THE WAY I REMEMBER IT
In my early years of growing up, I can’t remember ever answering the question, “What do you want to be when you grow up?” by saying. “A truck driver.” For a while, it seemed that way though.
World War II had gotten underway in December of 1941 with the attack on Pearl Harbor . Young men were being drafted into the military as fast as they could be processed. I was fifteen, and in my Junior year of High School. The area between Copperas Cove , Gatesville and Killeen was designated as Camp Hood . Many of the farmers in this area were given only 60-120 days to move out.
Our friends, the Mickans, owned a Cotton Gin, and a semi-truck they used to haul cottonseed to the Oil Mill in Temple . The truck was soon put to work moving families out of the Army Camp area. I began helping Ben Mickan with this activity, and as soon as I turned sixteen, went and obtained a commercial license so that I could drive the truck. It wasn’t much fun, moving people from the land that had, in many cases, been owned by the family for generations, and it was hard work, often day and night. We alternated hauling cottonseed when needed. That wasn’t much fun either since we usually had to load the truck by hand, one seed fork at a time.

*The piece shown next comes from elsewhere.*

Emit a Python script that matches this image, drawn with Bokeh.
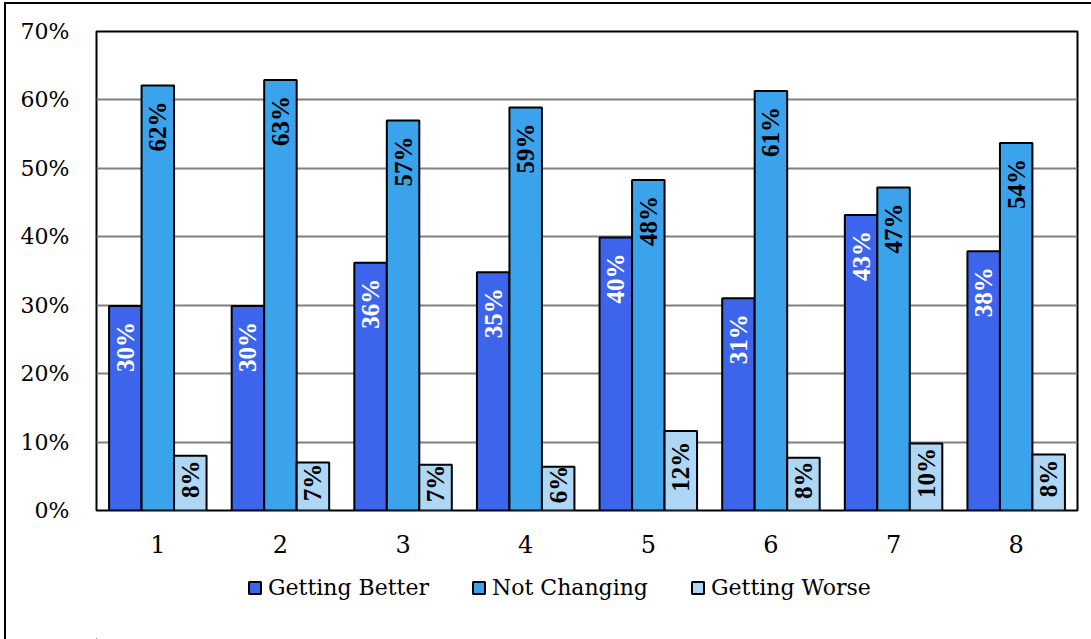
from bokeh.plotting import figure
from bokeh.layouts import column
from bokeh.models import ColumnDataSource, Legend, LegendItem, FixedTicker, Range1d
from bokeh.core.properties import value
from bokeh.embed import file_html
from bokeh.resources import INLINE

# ---- data ----
groups = [1, 2, 3, 4, 5, 6, 7, 8]
group_labels = ["1", "2", "3", "4", "5", "6", "7", "8"]
getting_better = [29.9, 29.9, 36.2, 34.8, 39.9, 31.0, 43.2, 37.9]
not_changing = [62.1, 62.9, 57.0, 58.9, 48.3, 61.3, 47.2, 53.7]
getting_worse = [8.0, 7.0, 6.7, 6.4, 11.6, 7.7, 9.8, 8.2]
series_names = ["Getting Better", "Not Changing", "Getting Worse"]
series_colors = ["#3d65ec", "#3ba3ec", "#aed6f5"]
label_colors = ["white", "black", "black"]
y_ticks = [0, 10, 20, 30, 40, 50, 60, 70]

OX, OY = 6, 4            # offset caused by outer border + margin
W = 1091 - OX
H_TOTAL = 639 - OY
ML, MR, MT = 96 - OX, 1091 - 1077, 31 - OY
FRAME_H = 479
H1 = 560 - OY
H2 = H_TOTAL - H1
MB = H1 - MT - FRAME_H
YMAX = 70
px_per_unit = FRAME_H / YMAX
LABEL_FONT = value("Liberation Serif")
AXIS_FONT = "DejaVu Serif"

p = figure(width=W, height=H1, output_backend="svg", toolbar_location=None,
           x_range=Range1d(0.5, 8.5), y_range=Range1d(0, YMAX),
           min_border_left=ML, min_border_right=MR, min_border_top=MT,
           min_border_bottom=MB)
p.background_fill_color = "white"
p.border_fill_color = "white"
p.outline_line_color = "black"
p.outline_line_width = 2

p.xgrid.grid_line_color = None
p.ygrid.ticker = FixedTicker(ticks=y_ticks)
p.ygrid.grid_line_color = "#808080"
p.ygrid.grid_line_width = 2

p.yaxis.ticker = FixedTicker(ticks=y_ticks)
p.yaxis.major_label_overrides = {t: f"{t}%" for t in y_ticks}
p.xaxis.ticker = FixedTicker(ticks=groups)
p.xaxis.major_label_overrides = {g: l for g, l in zip(groups, group_labels)}
for ax in (p.xaxis[0], p.yaxis[0]):
    ax.axis_line_color = None
    ax.major_tick_line_color = None
    ax.minor_tick_line_color = None
    ax.major_tick_out = 0
    ax.major_tick_in = 0
    ax.major_label_text_font = AXIS_FONT
    ax.major_label_text_font_size = "22px"
    ax.major_label_text_color = "black"
p.xaxis.major_label_text_font_size = "24px"
p.yaxis.major_label_standoff = 27
p.xaxis.major_label_standoff = 24

bw = 0.265
offsets = [-bw, 0.0, bw]
all_vals = [getting_better, not_changing, getting_worse]
for k, (vals, col, lc, off) in enumerate(zip(all_vals, series_colors, label_colors, offsets)):
    xs = [g + off for g in groups]
    labels = [f"{round(v)}%" for v in vals]
    if k < 2:
        ly = [v - 16 / px_per_unit for v in vals]
        align = "right"
    else:
        ly = [v / 2 + 4 / px_per_unit for v in vals]
        align = "center"
    src = ColumnDataSource(dict(x=xs, top=vals, lab=labels, ly=ly))
    p.vbar(x="x", top="top", width=bw, bottom=0, source=src,
           fill_color=col, line_color="black", line_width=2)
    p.text(x="x", y="ly", text="lab", source=src, angle=1.5708,
           text_align=align, text_baseline="middle",
           text_font=LABEL_FONT, text_font_size="25px", text_font_style="bold",
           text_color=lc)

# ---- legend strip below the chart ----
q = figure(width=W, height=H2, output_backend="svg", toolbar_location=None,
           x_range=Range1d(0, 1), y_range=Range1d(0, 1),
           x_axis_location=None, y_axis_location=None,
           min_border_left=0, min_border_right=0, min_border_top=0,
           min_border_bottom=0)
q.grid.visible = False
q.outline_line_color = None
q.background_fill_color = "white"
q.border_fill_color = "white"
dummy = ColumnDataSource(dict(x=[-100.0], top=[-100.0], bottom=[-101.0]))
leg_renderers = [q.vbar(x="x", top="top", bottom="bottom", width=0.1, source=dummy,
                        fill_color=c, line_color="black", line_width=2)
                 for c in series_colors]
legend = Legend(items=[LegendItem(label=n, renderers=[r]) for n, r in zip(series_names, leg_renderers)],
                location=(247 - 96, 39), orientation="horizontal",
                padding=0, margin=0, spacing=42,
                glyph_width=15, glyph_height=15, label_standoff=6,
                label_height=26,
                label_text_font=AXIS_FONT, label_text_font_size="22px",
                label_text_color="black",
                border_line_color=None, background_fill_alpha=0)
q.add_layout(legend, "center")

layout = column(p, q, spacing=0)
layout.styles = {"border-top": "2px solid black", "border-left": "2px solid black",
                 "margin-left": "4px", "margin-top": "2px"}
open("out.html", "w").write(file_html(layout, INLINE))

After many of the people had been moved, and the cotton season in the fall was over, a change was made. Highway 190 from Belton to Lampasas was being upgraded to serve Camp Hood , and gravel trucks were needed. Through a brother-in-law in Albany , Texas , the Mickans located a used dump bed. Ben and I unhooked the trailer from the cab, and headed to Albany . Two days later we were headed home outfitted as a dump truck. Through the fall of ’42 and during the spring of ’43, I spent a lot of weekends and holidays hauling sand and gravel from the Lampasas River near Kempner to the bridge being constructed over Clear Creek (near Central Texas College), and a lot of road base from the top of the first hill when you head toward Lampasas from Copperas Cove. I can recall one long day hauling 53 loads from the rock crusher on top of the hill to the road- bed near Trinity Lutheran Church .
In May I graduated from High School, and went to California to visit Ben Mickan in California , who was now in the service. I returned in about a month and enrolled in the Summer Session at Texas Tech. At the time I had only $65.00 from my Dad for tuition and books. I needed a job, and took the first thing that came along—working in a machine shop. I soon found out that this was not my calling, and mentioned it to my friend O.O. Shade, who had once worked for grandpa Teinert on the farm. Shade worked for A.B. Ohlenbush, a small oil wholesaler. I had ridden with Shade a few times in one of the gasoline transport trucks, and had driven the truck, with him along, a time or two. Ohlenbush needed a relief driver, and I took the job. One day I would work in his wholesale facility and service station from 4PM to 8PM, and the next day I would make a trip to the refinery at either Rotan or Colorado City from 4 PM to 12 AM. The problem was, the trucks were often not on schedule, and I had some real late nights. I hauled gasoline until I enlisted in the service in January of ’44.
The truck that I drove was affectionately referred to as “the cigar” since it had been made from two regular tank trucks and was really long and skinny. Shortly before I left for Europe I learned that it had rolled over in the middle of Post and burned. Perhaps enlisting in the military wasn’t such a bad idea.